*Short task:* Write out the listing, please, but only from its first line through the line containing "ax = fig.add_axes([103", exactly as given and without pictures.

*Stored rows:*
════

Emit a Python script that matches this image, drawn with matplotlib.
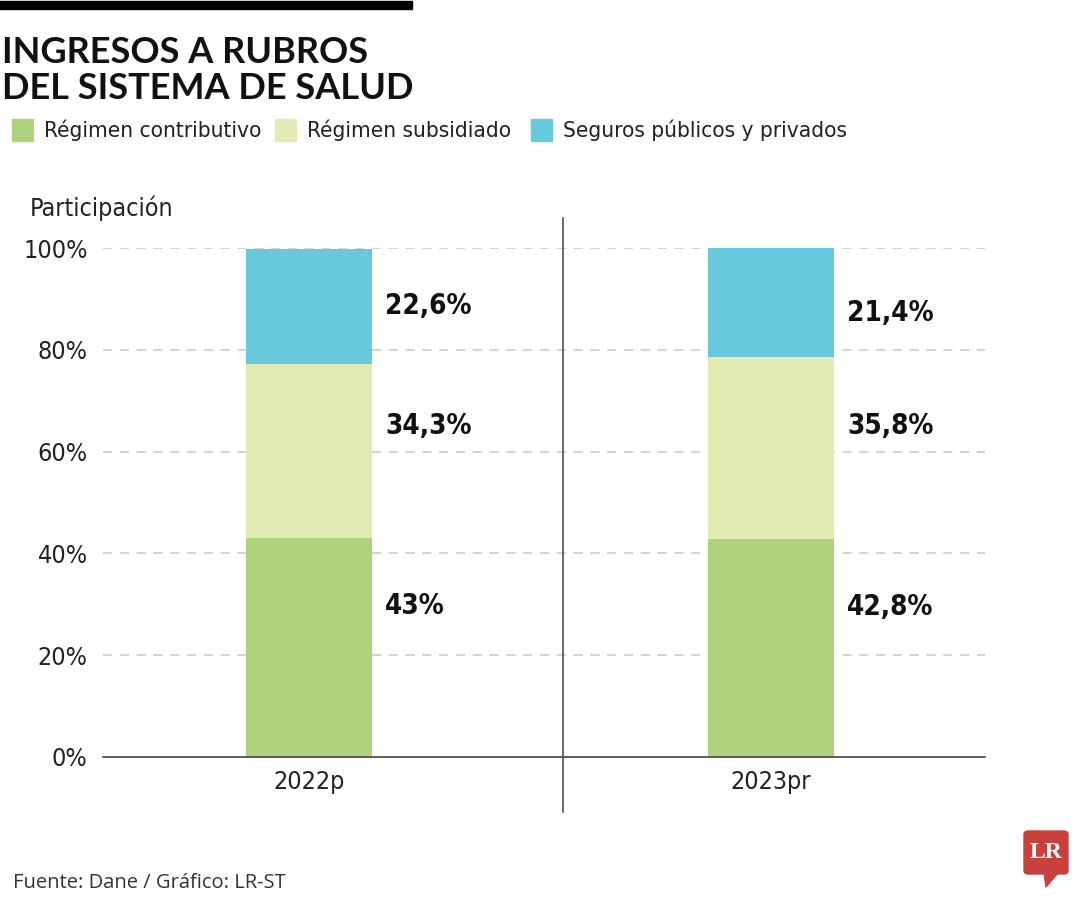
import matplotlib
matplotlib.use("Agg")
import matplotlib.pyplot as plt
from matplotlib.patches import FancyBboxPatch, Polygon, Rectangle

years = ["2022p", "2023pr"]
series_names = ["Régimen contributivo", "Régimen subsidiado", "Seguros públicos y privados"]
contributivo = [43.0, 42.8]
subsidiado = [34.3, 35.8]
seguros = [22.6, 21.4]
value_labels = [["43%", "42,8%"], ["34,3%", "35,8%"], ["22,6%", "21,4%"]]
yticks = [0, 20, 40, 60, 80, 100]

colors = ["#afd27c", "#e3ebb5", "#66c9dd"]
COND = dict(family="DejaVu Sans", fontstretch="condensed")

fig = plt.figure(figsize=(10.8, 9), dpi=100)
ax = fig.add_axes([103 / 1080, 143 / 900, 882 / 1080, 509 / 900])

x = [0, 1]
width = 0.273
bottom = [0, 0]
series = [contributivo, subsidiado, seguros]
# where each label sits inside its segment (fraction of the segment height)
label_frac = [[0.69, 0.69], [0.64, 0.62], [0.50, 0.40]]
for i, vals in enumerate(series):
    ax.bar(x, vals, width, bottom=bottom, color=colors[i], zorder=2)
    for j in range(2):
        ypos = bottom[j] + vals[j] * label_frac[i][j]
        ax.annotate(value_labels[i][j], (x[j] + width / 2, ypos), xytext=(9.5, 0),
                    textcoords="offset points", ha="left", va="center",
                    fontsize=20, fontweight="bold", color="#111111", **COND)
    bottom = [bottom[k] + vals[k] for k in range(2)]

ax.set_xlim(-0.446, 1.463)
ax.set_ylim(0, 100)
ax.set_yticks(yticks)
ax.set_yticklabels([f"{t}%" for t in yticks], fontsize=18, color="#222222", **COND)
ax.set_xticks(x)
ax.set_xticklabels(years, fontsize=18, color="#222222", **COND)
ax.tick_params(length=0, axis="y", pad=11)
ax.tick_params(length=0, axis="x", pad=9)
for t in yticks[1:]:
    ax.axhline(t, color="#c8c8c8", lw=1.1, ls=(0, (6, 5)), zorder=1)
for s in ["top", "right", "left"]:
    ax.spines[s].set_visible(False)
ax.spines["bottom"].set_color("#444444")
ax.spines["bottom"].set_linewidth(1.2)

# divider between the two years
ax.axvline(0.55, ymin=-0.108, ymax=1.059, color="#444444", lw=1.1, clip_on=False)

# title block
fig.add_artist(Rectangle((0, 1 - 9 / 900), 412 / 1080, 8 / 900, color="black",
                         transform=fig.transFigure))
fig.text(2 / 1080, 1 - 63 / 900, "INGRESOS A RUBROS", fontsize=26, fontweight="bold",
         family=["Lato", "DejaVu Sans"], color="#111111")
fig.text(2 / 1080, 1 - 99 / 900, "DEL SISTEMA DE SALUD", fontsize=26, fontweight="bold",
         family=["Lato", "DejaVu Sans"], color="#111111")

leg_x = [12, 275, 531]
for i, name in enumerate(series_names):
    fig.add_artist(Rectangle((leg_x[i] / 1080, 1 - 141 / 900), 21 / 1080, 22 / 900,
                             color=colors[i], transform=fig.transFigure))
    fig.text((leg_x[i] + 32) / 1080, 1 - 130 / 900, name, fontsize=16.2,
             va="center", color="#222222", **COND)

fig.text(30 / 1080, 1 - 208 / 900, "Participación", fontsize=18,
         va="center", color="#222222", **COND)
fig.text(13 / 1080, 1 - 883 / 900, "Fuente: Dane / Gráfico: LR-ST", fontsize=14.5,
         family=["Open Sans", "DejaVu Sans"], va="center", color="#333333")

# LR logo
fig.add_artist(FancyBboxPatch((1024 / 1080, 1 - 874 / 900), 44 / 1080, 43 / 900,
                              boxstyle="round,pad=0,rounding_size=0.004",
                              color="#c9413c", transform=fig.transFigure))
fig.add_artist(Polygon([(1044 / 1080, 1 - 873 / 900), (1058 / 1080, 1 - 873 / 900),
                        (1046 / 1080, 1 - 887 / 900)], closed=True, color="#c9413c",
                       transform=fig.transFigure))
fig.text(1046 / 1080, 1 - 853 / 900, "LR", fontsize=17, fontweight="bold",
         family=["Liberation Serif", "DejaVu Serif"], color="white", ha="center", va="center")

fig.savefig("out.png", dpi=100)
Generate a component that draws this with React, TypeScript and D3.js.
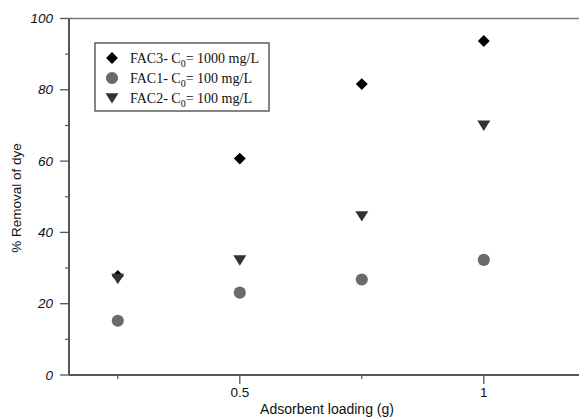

════

*Result of this exercise:*
Emit a Python script that matches this image, drawn with matplotlib.
import matplotlib
matplotlib.use("Agg")
import matplotlib.pyplot as plt
from matplotlib.patches import FancyBboxPatch, Polygon, Rectangle

years = ["2022p", "2023pr"]
series_names = ["Régimen contributivo", "Régimen subsidiado", "Seguros públicos y privados"]
contributivo = [43.0, 42.8]
subsidiado = [34.3, 35.8]
seguros = [22.6, 21.4]
value_labels = [["43%", "42,8%"], ["34,3%", "35,8%"], ["22,6%", "21,4%"]]
yticks = [0, 20, 40, 60, 80, 100]

colors = ["#afd27c", "#e3ebb5", "#66c9dd"]
COND = dict(family="DejaVu Sans", fontstretch="condensed")

fig = plt.figure(figsize=(10.8, 9), dpi=100)
ax = fig.add_axes([103 / 1080, 143 / 900, 882 / 1080, 509 / 900])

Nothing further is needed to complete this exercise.